INSIDE THE GREENHOUSE | Re-telling climate change stories

Zhangye, China - Center of the Hexi Corridor


Rebecca Safran

We said goodbye to our friends in Sitancun and headed west to Zhangye by high speed train. This was a very smooth and comfortable trip, from start to finish. The train station itself is a model of efficiency on many levels: information on departures and arrivals is clearly indicated, the escalators don’t start moving until they need to, there is hot water available for tea everywhere you go – free of charge and one can dine on a huge bag of vegetable steamed buns for less than $1.

The ride afforded us a great view of the wilder side of Gansu. Once outside of the city, the landscape gives way to quite rugged, snowy peaks. There are herds of goats and sheep being shepherded around and small buildings that dot the hills just below the snowline.  Every now and again this changes into small agricultural villages – like the one we were just in - surrounded by tidy yet expansive fields of crops.

The city of Zhangye – like Lanzhou – has a lot of historic significance. Kubla Khan was born here and this was a central destination along the Silk Road. Like Lanzhou, it is an oasis in the desert. This is a dry and dusty place bordered by the Gobi desert to the north. Winds from the north bring in desert sands that cover the streets on a daily basis. Many people can be seen outside sweeping the sidewalks night and day to keep up with all of the dust and sand.

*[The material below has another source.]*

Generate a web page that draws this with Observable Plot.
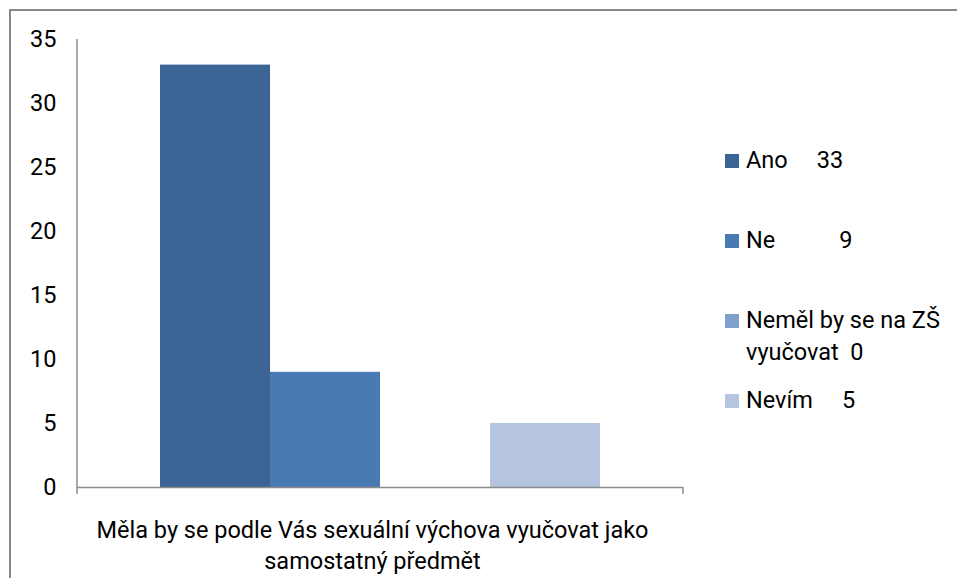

Zhangye itself it about half the size of Lanzhou (about a million people) but somehow feels a bit more modern. Perhaps this is just in contrast the village we just worked in outside of Lanzhou. It is home to Hexi University (10,000 students) and several tourist destinations. We walked past the Bell and Drum tower in downtown Zhangye last night; it was originally constructed during the Ming Dynasty in 1507 and has been destroyed and rebuilt several times since then.

We are staying in the ‘Kelly Business Hotel’ which has comfortable rooms that come with breakfast for about $30 per night.  Our days are becoming a bit more routine by now: wake up and have a quick breakfast and start looking for nests and asking permission to come back to catch the birds. We typically eat lunch on the late side and then start working on catching birds or locating new nests in the late afternoon. After dinner, the catching begins and can go on until late, late!